The Paramount Theatre in Newark NJ was one of the large iconic theatres that operated in this bustling city. Opened in 1886, it initially operated under the name of “H.C. Miner’s Newark Theatre” and managed by Hyde & Behman Amusement Co.
In 1916 the building was sold 1916 to Edward Spiegel, the owner of the nearby Strand Theatre. Spiegel also purchased the building next to the theater with the intent to use the space to expand the theater. To accomplish this he hired famed theater architect Thomas W. Lamb to do the alterations.
The fact that Lamb designed this theater is a badge of honor in some ways. He designed nearly 50 theaters in his career in four different countries. His new Newark theater featured many ornate details. A large dome hovered over the center of the auditorium, which now had almost 2000 seats. Inside the dome was a painted zodiac wheel. Carved plasterwork behind the dome depicted noble eagles, with connected swastikas forming a border. The plaster rim was scalloped with the utmost care. In the center and on either side hung large chandeliers.

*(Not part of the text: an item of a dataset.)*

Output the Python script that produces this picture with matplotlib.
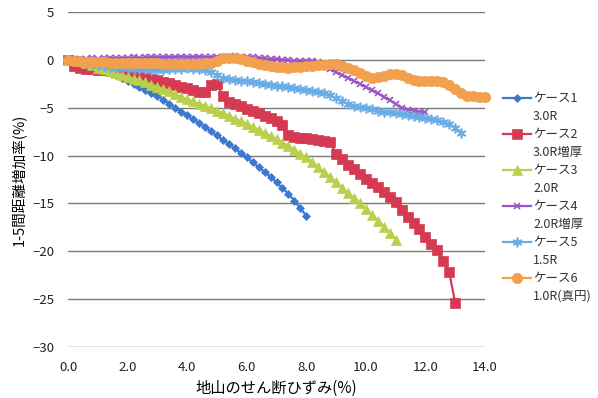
import numpy as np
import matplotlib
matplotlib.use("Agg")
import matplotlib.pyplot as plt
from matplotlib.lines import Line2D

plt.rcParams['font.family'] = ['Noto Sans CJK JP', 'DejaVu Sans']

STEP = 0.2  # strain increment (%) between recorded points

case1 = [0, -0.05, -0.15, -0.3, -0.5, -0.7, -1.0, -1.3, -1.6, -1.9, -2.2, -2.5, -2.8, -3.1, -3.45,
         -3.8, -4.2, -4.6, -5.0, -5.4, -5.8, -6.2, -6.6, -7.0, -7.45, -7.9, -8.35, -8.8, -9.25, -9.7,
         -10.2, -10.7, -11.2, -11.7, -12.2, -12.8, -13.4, -14.0, -14.7, -15.5, -16.3]

case2 = [0, -0.6, -0.8, -1.0, -1.0, -1.1, -1.1, -1.2, -1.3, -1.4, -1.5, -1.6, -1.8, -1.9, -2.0,
         -2.1, -2.3, -2.4, -2.6, -2.8, -2.9, -3.2, -3.4, -3.4, -2.6, -2.5, -3.8, -4.4, -4.6, -4.8,
         -5.1, -5.3, -5.6, -5.9, -6.1, -6.4, -6.8, -7.8, -8.1, -8.2, -8.2, -8.3, -8.4, -8.5, -8.6,
         -9.8, -10.4, -11.0, -11.4, -11.9, -12.4, -12.9, -13.3, -13.8, -14.3, -14.9, -15.7, -16.4, -17.0, -17.7,
         -18.5, -19.2, -19.9, -21.0, -22.2, -25.4]

case3 = [0, -0.05, -0.15, -0.3, -0.55, -0.8, -1.0, -1.2, -1.35, -1.55, -1.75, -1.95, -2.15, -2.35, -2.6,
         -2.8, -3.05, -3.3, -3.55, -3.85, -4.1, -4.35, -4.6, -4.8, -5.05, -5.3, -5.55, -5.85, -6.15, -6.4,
         -6.7, -7.0, -7.3, -7.65, -7.95, -8.3, -8.65, -9.0, -9.4, -9.8, -10.2, -10.7, -11.2, -11.7, -12.25,
         -12.8, -13.35, -13.9, -14.45, -15.0, -15.6, -16.2, -16.8, -17.45, -18.1, -18.8]

case4 = [0, 0.05, 0.1, 0.1, 0.15, 0.1, 0.15, 0.2, 0.15, 0.2, 0.2, 0.25, 0.2, 0.25, 0.3,
         0.25, 0.3, 0.3, 0.3, 0.35, 0.3, 0.3, 0.35, 0.3, 0.3, 0.35, 0.3, 0.35, 0.4, 0.35,
         0.3, 0.3, 0.2, 0.15, 0.1, 0.05, 0.0, -0.05, -0.1, -0.1, -0.1, -0.15, -0.2, -0.5, -1.0,
         -1.3, -1.6, -1.9, -2.2, -2.5, -2.85, -3.2, -3.5, -3.85, -4.2, -4.6, -5.0, -5.2, -5.3, -5.4,
         -5.5]

case5 = [0, -0.1, -0.2, -0.3, -0.4, -0.5, -0.6, -0.7, -0.8, -0.85, -0.9, -0.95, -1.0, -1.0, -1.05,
         -1.1, -1.05, -1.0, -1.0, -0.95, -0.9, -0.95, -1.0, -1.1, -1.3, -1.6, -1.9, -2.0, -2.1, -2.2,
         -2.25, -2.3, -2.4, -2.5, -2.6, -2.7, -2.75, -2.85, -2.95, -3.05, -3.15, -3.25, -3.35, -3.5, -3.7,
         -4.0, -4.3, -4.6, -4.8, -4.95, -5.05, -5.15, -5.3, -5.4, -5.5, -5.6, -5.7, -5.75, -5.85, -5.95,
         -6.05, -6.15, -6.3, -6.45, -6.7, -7.1, -7.6]

case6 = [0, -0.1, -0.15, -0.2, -0.2, -0.25, -0.25, -0.3, -0.3, -0.3, -0.3, -0.35, -0.35, -0.3, -0.35,
         -0.35, -0.4, -0.4, -0.4, -0.4, -0.45, -0.45, -0.4, -0.35, -0.3, -0.1, 0.15, 0.2, 0.15, 0.05,
         -0.1, -0.25, -0.4, -0.5, -0.6, -0.7, -0.75, -0.8, -0.75, -0.7, -0.65, -0.6, -0.55, -0.55, -0.45,
         -0.4, -0.6, -0.9, -1.1, -1.4, -1.7, -1.85, -1.8, -1.65, -1.5, -1.45, -1.6, -1.9, -2.15, -2.25,
         -2.25, -2.2, -2.2, -2.35, -2.65, -3.0, -3.5, -3.75, -3.8, -3.85, -3.9]

case_names = ["ケース1", "ケース2", "ケース3", "ケース4", "ケース5", "ケース6"]
case_specs = ["3.0R", "3.0R増厚", "2.0R", "2.0R増厚", "1.5R", "1.0R(真円)"]
series = [case1, case2, case3, case4, case5, case6]

x_ticks = [0, 2, 4, 6, 8, 10, 12, 14]
x_ticklabels = ["0.0", "2.0", "4.0", "6.0", "8.0", "10.0", "12.0", "14.0"]
y_ticks = [5, 0, -5, -10, -15, -20, -25, -30]

colors = ['#3D78CF', '#D53A52', '#B8D04C', '#9A55C4', '#6AADE6', '#F2A04E']
markers = ['D', 's', '^', 'x', (6, 2, 0), 'o']
msizes = [4.5, 7, 6.5, 5, 7, 7.5]

fig = plt.figure(figsize=(5.98, 3.98), dpi=100)
ax = fig.add_axes([68/598, 1-347/398, (485-68)/598, (347-12)/398])

handles, texts = [], []
for y, name, spec, c, m, ms in zip(series, case_names, case_specs, colors, markers, msizes):
    x = np.arange(len(y)) * STEP
    ln, = ax.plot(x, y, color=c, marker=m, markersize=ms, lw=1.6,
                  markeredgewidth=1.2 if m in ('x', (6, 2, 0)) else 0.5, clip_on=False)
    handles += [ln, Line2D([], [], linestyle='none')]
    texts += [name, spec]

ax.set_xlim(0, 14)
ax.set_ylim(-30, 5)
ax.set_xticks(x_ticks)
ax.set_xticklabels(x_ticklabels)
ax.set_yticks(y_ticks)
for yt in y_ticks:
    ax.axhline(yt, color='#7a7a7a', lw=1.0, zorder=0)
for s in ax.spines.values():
    s.set_visible(False)
ax.tick_params(axis='both', length=0, labelsize=9.5, colors='#222222')
ax.tick_params(axis='x', pad=10)
ax.tick_params(axis='y', pad=10)

ax.set_xlabel("地山のせん断ひずみ(%)", fontsize=11, labelpad=4)
ax.set_ylabel("1-5間距離増加率(%)", fontsize=10.5, labelpad=4)

leg = fig.legend(handles, texts, loc='upper left', bbox_to_anchor=(503/598, 1-92/398), frameon=False,
                 fontsize=9, handlelength=2.2, handletextpad=0.2, labelspacing=0.4,
                 borderpad=0, borderaxespad=0)
for t in leg.get_texts():
    t.set_color('#333333')

fig.savefig("out.png", dpi=100)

The Paramount Theatre closed on March 31, 1986 due to an increase in insurance rates. This increase also led to the closing of the nearby Adams Theatre. In the years since the 1986 closing the lobby area has been reused as an Army/Navy surplus store and other similar pop-up retail stores.
In 2012, the RGH development group received a $52 million from the state of New Jersey to help fuel the “Four Corners Millennium Project”. This redevelopment calls for a mixed use residential/commercial building to be built on the site of the theater. These plans didn’t materialize right away though, and the building continued to sit abandoned into the 2020’s.
Although a retail store operated out of the former lobby until around April 2011, a store employee confirmed that behind the drop ceilings and walls remains much of the old theatre, complete with stage area and balcony seating intact. As for the winter of 2020/2021 part of the auditorium roof collapsed due to the weight of snow.